The Sun shows spectral lines, specifically dark lines on the broad spectrum called absorptions lines. This is caused by atoms in a cooler layer of gas (called the chromosphere) that's just above the bright surface of the Sun (called the photosphere). In fact, Helium is named as such because it was first discovered by its absorption lines in the solar spectrum (Helios is Greek for Sun). Many other elements can be found in the spectrum of the Sun and other stars, but most of the mass of all stars is made up of hydrogen and helium.
The temperature of a star is correlated with colour, with blue stars being hotter than red stars. This was originally measured by astronomers by something called colour or B-V (B minus V) index.

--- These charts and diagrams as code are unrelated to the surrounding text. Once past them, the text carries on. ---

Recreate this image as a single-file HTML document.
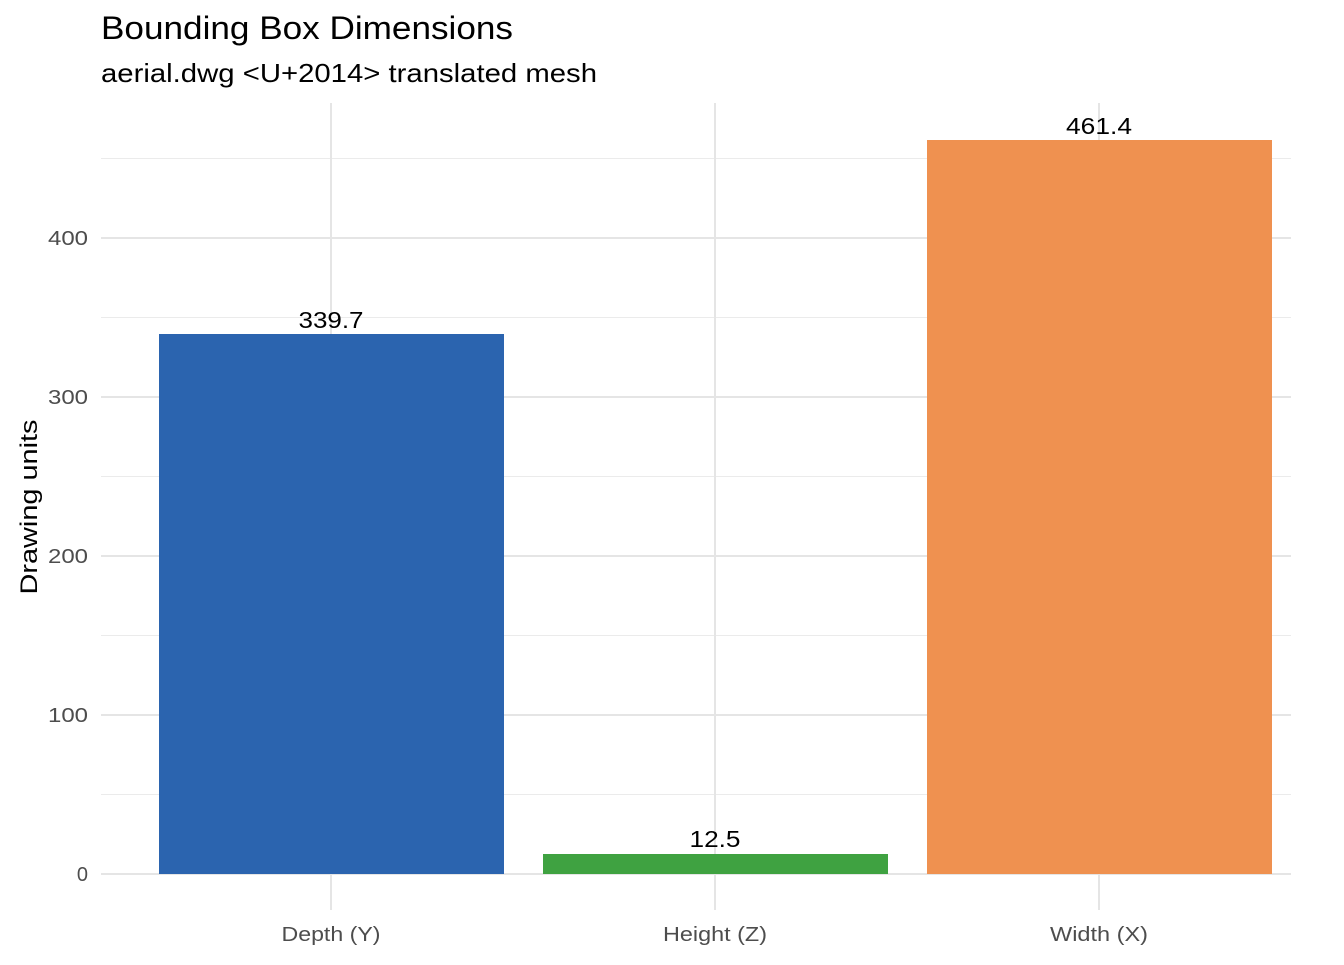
<!DOCTYPE html>
<html><head><meta charset="utf-8"><style>html,body{margin:0;padding:0;background:#fff}</style></head>
<body>
<svg width="1344" height="960" xmlns="http://www.w3.org/2000/svg" font-family="Liberation Sans, Arial, sans-serif">
<rect width="1344" height="960" fill="#fff"/>
<g stroke="#ebebeb" stroke-width="1">
<line x1="101" x2="1291" y1="794.5" y2="794.5"/>
<line x1="101" x2="1291" y1="635.5" y2="635.5"/>
<line x1="101" x2="1291" y1="476.5" y2="476.5"/>
<line x1="101" x2="1291" y1="317.5" y2="317.5"/>
<line x1="101" x2="1291" y1="158.5" y2="158.5"/>
</g>
<g stroke="#e5e5e5" stroke-width="2">
<line x1="101" x2="1291" y1="874" y2="874"/>
<line x1="101" x2="1291" y1="715" y2="715"/>
<line x1="101" x2="1291" y1="556" y2="556"/>
<line x1="101" x2="1291" y1="397" y2="397"/>
<line x1="101" x2="1291" y1="238" y2="238"/>
<line x1="331" x2="331" y1="103" y2="910"/>
<line x1="715" x2="715" y1="103" y2="910"/>
<line x1="1099" x2="1099" y1="103" y2="910"/>
</g>
<rect x="159" y="334" width="345" height="540" fill="#2b64af"/>
<rect x="543" y="854" width="345" height="20" fill="#3fa241"/>
<rect x="927" y="140" width="345" height="734" fill="#ef9150"/>
<g font-size="23" fill="#000" text-anchor="middle" lengthAdjust="spacingAndGlyphs">
<text x="331" y="328" textLength="65" lengthAdjust="spacingAndGlyphs">339.7</text>
<text x="715" y="847" textLength="51" lengthAdjust="spacingAndGlyphs">12.5</text>
<text x="1099" y="134" textLength="66" lengthAdjust="spacingAndGlyphs">461.4</text>
</g>
<g font-size="20" fill="#4d4d4d" text-anchor="end">
<text x="88" y="881">0</text>
<text x="88" y="722" textLength="40" lengthAdjust="spacingAndGlyphs">100</text>
<text x="88" y="563" textLength="40" lengthAdjust="spacingAndGlyphs">200</text>
<text x="88" y="404" textLength="40" lengthAdjust="spacingAndGlyphs">300</text>
<text x="88" y="245" textLength="40" lengthAdjust="spacingAndGlyphs">400</text>
</g>
<g font-size="20" fill="#4d4d4d" text-anchor="middle">
<text x="331" y="941" textLength="99" lengthAdjust="spacingAndGlyphs">Depth (Y)</text>
<text x="715" y="941" textLength="104" lengthAdjust="spacingAndGlyphs">Height (Z)</text>
<text x="1099" y="941" textLength="98" lengthAdjust="spacingAndGlyphs">Width (X)</text>
</g>
<text transform="translate(37,507) rotate(-90)" font-size="24" text-anchor="middle" fill="#000" textLength="175" lengthAdjust="spacingAndGlyphs">Drawing units</text>
<text x="101" y="39" font-size="32" fill="#000" textLength="412" lengthAdjust="spacingAndGlyphs">Bounding Box Dimensions</text>
<text x="101" y="82" font-size="26" fill="#000" textLength="496" lengthAdjust="spacingAndGlyphs">aerial.dwg &lt;U+2014&gt; translated mesh</text>
</svg>
</body></html>
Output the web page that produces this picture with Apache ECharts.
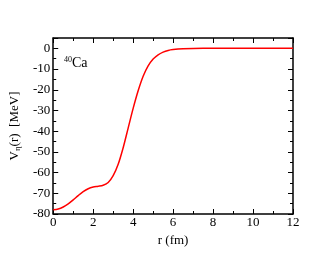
<!DOCTYPE html>
<html>
<head>
<meta charset="utf-8">
<script src="https://cdn.jsdelivr.net/npm/echarts@6/dist/echarts.min.js"></script>
<style>
  html, body { margin: 0; padding: 0; background: #fff; }
  #chart { width: 330px; height: 255px; }
</style>
</head>
<body>
<div id="chart"></div>
<script>
// r (fm) and V(r) (MeV)
var rVals = [0, 0.25, 0.5, 0.75, 1.0, 1.25, 1.5, 1.75, 2.0, 2.25, 2.5, 2.75, 3.0, 3.25, 3.5, 3.75,
  4.0, 4.25, 4.5, 4.75, 5.0, 5.25, 5.5, 5.75, 6.0, 6.5, 7.0, 8.0, 12.0];
var vVals = [-78, -77.6, -76.6, -75.1, -73.2, -71.1, -69.2, -67.8, -67.0, -66.6, -66.1, -64.8, -61.5, -56, -48, -38.5,
  -29, -20.5, -13.5, -8.5, -5.2, -3.1, -1.8, -1.0, -0.6, -0.2, -0.05, 0, 0];

var font = 'Liberation Serif';

var pts = [];
for (var i = 0; i < rVals.length; i++) {
  pts.push([rVals[i], vVals[i]]);
}

var myChart = echarts.init(document.getElementById('chart'));

var tickStyle = { color: '#000', width: 1 };

var option = {
  animation: false,
  grid: { left: 51, right: 37, top: 38, bottom: 41 },
  xAxis: [{
    type: 'value', min: 0, max: 12, interval: 2,
    name: 'r (fm)', nameLocation: 'middle', nameGap: 15,
    nameTextStyle: { fontFamily: font, fontSize: 13, color: '#000' },
    axisLine: { onZero: false, lineStyle: { color: '#000', width: 1.5 } },
    axisTick: { inside: true, length: 5, lineStyle: tickStyle },
    minorTick: { show: true, splitNumber: 2, length: 3, lineStyle: tickStyle },
    axisLabel: { fontFamily: font, fontSize: 13, color: '#000', margin: 2 },
    splitLine: { show: false }
  }, {
    type: 'value', min: 0, max: 12, interval: 2, position: 'top',
    axisLine: { onZero: false, lineStyle: { color: '#000', width: 1.5 } },
    axisTick: { inside: true, length: 5, lineStyle: tickStyle },
    minorTick: { show: true, splitNumber: 2, length: 3, lineStyle: tickStyle },
    axisLabel: { show: false },
    splitLine: { show: false }
  }],
  yAxis: [{
    type: 'value', min: -80, max: 5, interval: 10,
    name: '{a|V}{s|η}{a|(r)  [MeV]}', nameLocation: 'middle', nameGap: 24, nameRotate: 90,
    nameTextStyle: {
      rich: {
        a: { fontFamily: font, fontSize: 13, color: '#000' },
        s: { fontFamily: font, fontSize: 9, color: '#000', verticalAlign: 'bottom', padding: [6, 0, 0, 0] }
      }
    },
    axisLine: { onZero: false, lineStyle: { color: '#000', width: 1.5 } },
    axisTick: { inside: true, length: 5, lineStyle: tickStyle },
    minorTick: { show: true, splitNumber: 2, length: 3, lineStyle: tickStyle },
    axisLabel: { fontFamily: font, fontSize: 13, color: '#000', margin: 3, showMaxLabel: false },
    splitLine: { show: false }
  }, {
    type: 'value', min: -80, max: 5, interval: 10, position: 'right',
    axisLine: { onZero: false, lineStyle: { color: '#000', width: 1.5 } },
    axisTick: { inside: true, length: 5, lineStyle: tickStyle },
    minorTick: { show: true, splitNumber: 2, length: 3, lineStyle: tickStyle },
    axisLabel: { show: false },
    splitLine: { show: false }
  }],
  graphic: [{
    type: 'text', left: 64, top: 56,
    style: {
      text: '{s|40}{a|Ca}',
      rich: {
        s: { fontFamily: font, fontSize: 8, fill: '#000', verticalAlign: 'top', padding: [0, 0, 6, 0] },
        a: { fontFamily: font, fontSize: 14, fill: '#000' }
      }
    }
  }],
  series: [{
    type: 'line',
    data: pts,
    smooth: 0.3,
    showSymbol: false,
    lineStyle: { color: '#ff0000', width: 1.5 }
  }]
};

myChart.setOption(option);
</script>
</body>
</html>
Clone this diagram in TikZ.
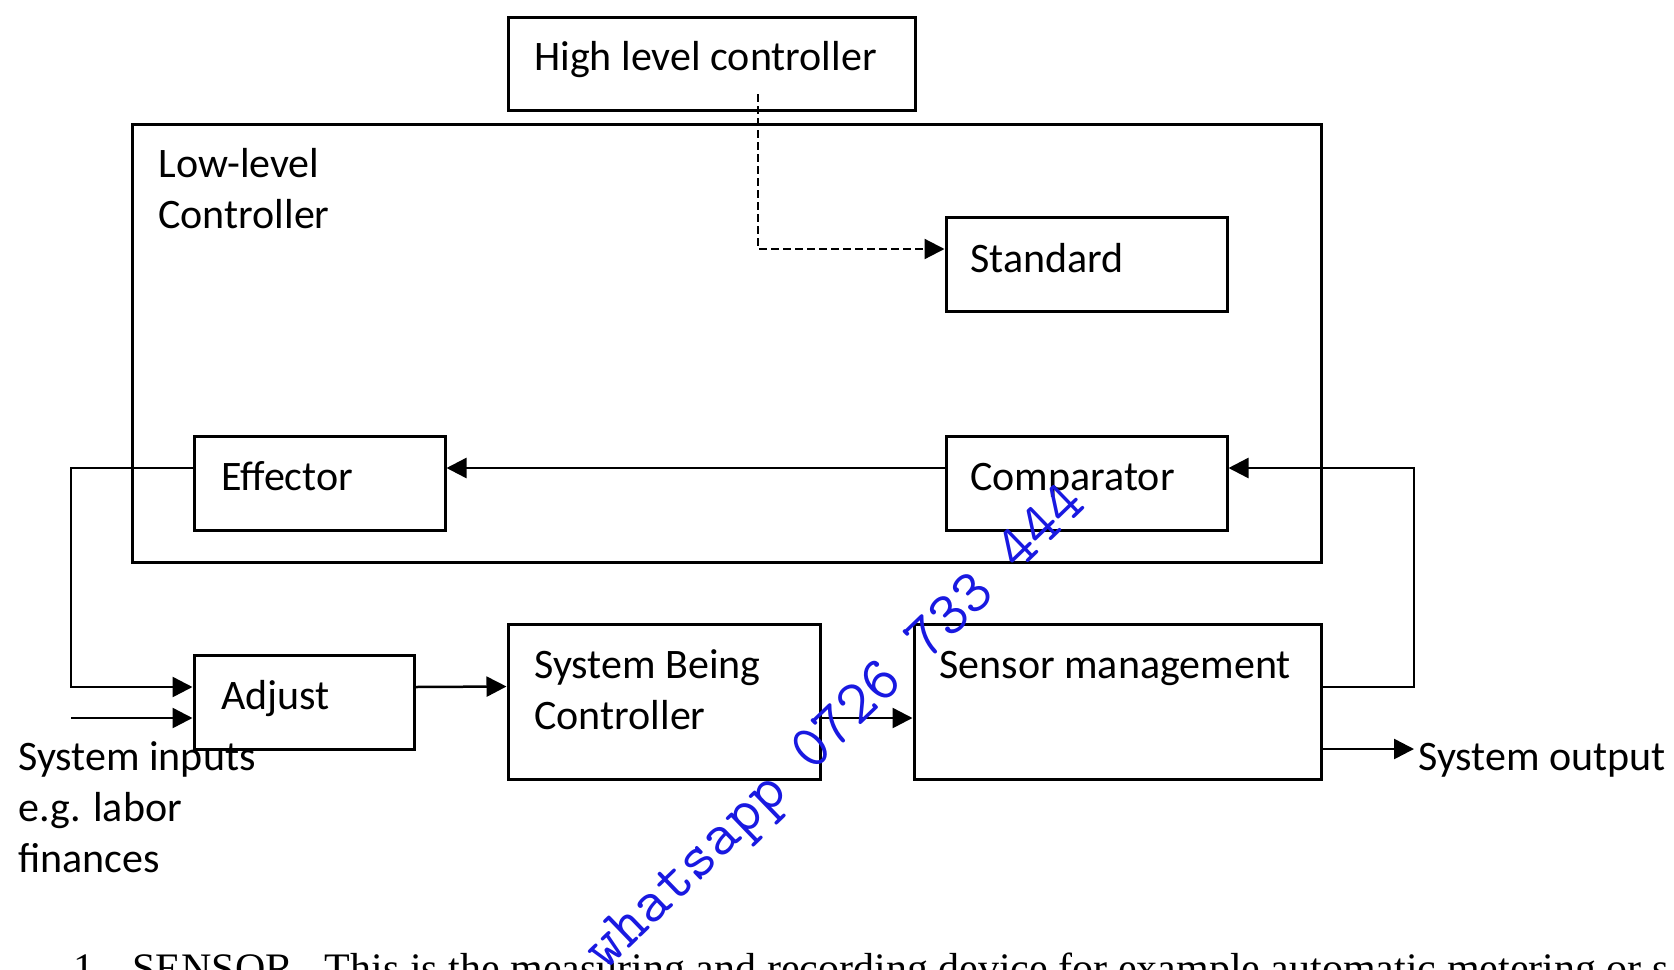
\documentclass[tikz,border=0pt]{standalone}
\usepackage{fontspec}
\setmainfont{Carlito}
\newfontfamily\tnr{Liberation Serif}
\usetikzlibrary{arrows.meta,fit}
\definecolor{wmblue}{RGB}{25,25,225}
\begin{document}
\begin{tikzpicture}[x=0.5pt,y=-0.5pt,
  box/.style={draw, line width=1.5pt, inner sep=0pt},
  lbl/.style={anchor=base west, inner sep=0pt, font=\fontsize{21pt}{25.5pt}\selectfont},
  conn/.style={line width=1.25pt, -{Triangle[length=10pt,width=10pt]}},
  dconn/.style={line width=1.1pt, dash pattern=on 4pt off 2pt, -{Triangle[length=10pt,width=10pt]}},
  plain/.style={line width=1.25pt}]
\useasboundingbox (0,0) rectangle (1674,969);
\clip (0,0) rectangle (1674,969);
\fill[white] (0,0) rectangle (1674,969);

% boxes
\node[box, fit={(508,17) (915,110)}] (hlc) {};
\node[box, fit={(132,124) (1321,562)}] (low) {};
\node[box, fit={(946,217) (1227,311)}] (std) {};
\node[box, fit={(194,436) (445,530)}] (eff) {};
\node[box, fit={(946,436) (1227,530)}] (cmp) {};
\node[box, fit={(194,655) (414,749)}] (adj) {};
\node[box, fit={(508,624) (820,779)}] (sys) {};
\node[box, fit={(914,624) (1321,779)}] (sen) {};

% labels
\node[lbl] (thlc) at (534,70) {High level controller};
\node[lbl] (tlow1) at (158,177) {Low-level};
\node[lbl] (tlow2) at (158,228) {Controller};
\node[lbl] (tstd) at (970,272) {Standard};
\node[lbl] (teff) at (221,490) {Effector};
\node[lbl] (tcmp) at (970,490) {Comparator};
\node[lbl] (tadj) at (221,709) {Adjust};
\node[lbl] (tsys1) at (534,678) {System Being};
\node[lbl] (tsys2) at (534,729) {Controller};
\node[lbl] (tsen) at (939,678) {Sensor management};
\node[lbl] (tin1) at (18,770) {System inputs};
\node[lbl] (tin2) at (18,821) {e.g. labor};
\node[lbl] (tin3) at (18,872) {finances};
\node[lbl] (tout) at (1418,770) {System output};

% coordinates
\coordinate (hs) at (758,94);
\coordinate (fbL) at (71,468);
\coordinate (fbR) at (1414,468);
\coordinate (in) at (71,718);
\coordinate (out) at (1414,749);

% connectors
\draw[dconn] (hs) |- ([yshift=7.5pt]std.west);
\draw[conn] ([yshift=7.5pt]cmp.west) -- ([yshift=7.5pt]eff.east);
\draw[conn] ([yshift=7.25pt]sen.east) -| (fbR) -- ([yshift=7.5pt]cmp.east);
\draw[conn] ([yshift=7.5pt]eff.west) -- (fbL) |- ([yshift=7.5pt]adj.west);
\draw[conn] (in) -- (in -| adj.west);
\draw[conn] ([yshift=7.5pt]adj.east) -- ([yshift=7.5pt]sys.west);
\draw[conn] ([yshift=-8.25pt]sys.east) -- ([yshift=-8.25pt]sen.west);
\draw[conn] (sen.east |- out) -- (out);

% bottom text
\node[anchor=base west, inner sep=0pt, font=\tnr\fontsize{21pt}{25pt}\selectfont] (n1) at (73,982) {1.};
\node[anchor=base west, inner sep=0pt, font=\tnr\fontsize{21pt}{25pt}\selectfont] (para) at (132,982) {SENSOR.\ \ This is the measuring and recording device for example automatic metering or s};

% watermark
\node[rotate=44, text=wmblue, inner sep=0pt, font=\ttfamily\fontsize{31pt}{31pt}\selectfont] (wm) at (838,730) {whatsapp 0726 733 444};
\end{tikzpicture}
\end{document}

The luminosity of a star is the rate at which it emits energy as light, and can be measured in the same units as light bulbs, i.e. watts (W). But to estimate the luminosity we need to know the distance to a star which, for nearby stars, can be found by the parallax method. By plotting colour index (a proxy for temperature) against luminosity we can form a key piece of empirical evidence - the Hertzsprung Russell diagram: https://en.wikipedia.org/wiki/Hertzsprung%E2%80%93Russell_diagram
It turns out that our nearest star - the Sun - is quite unremarkable. It is neither very hot or cool, nor very bright or dim - it's a fairly typical star.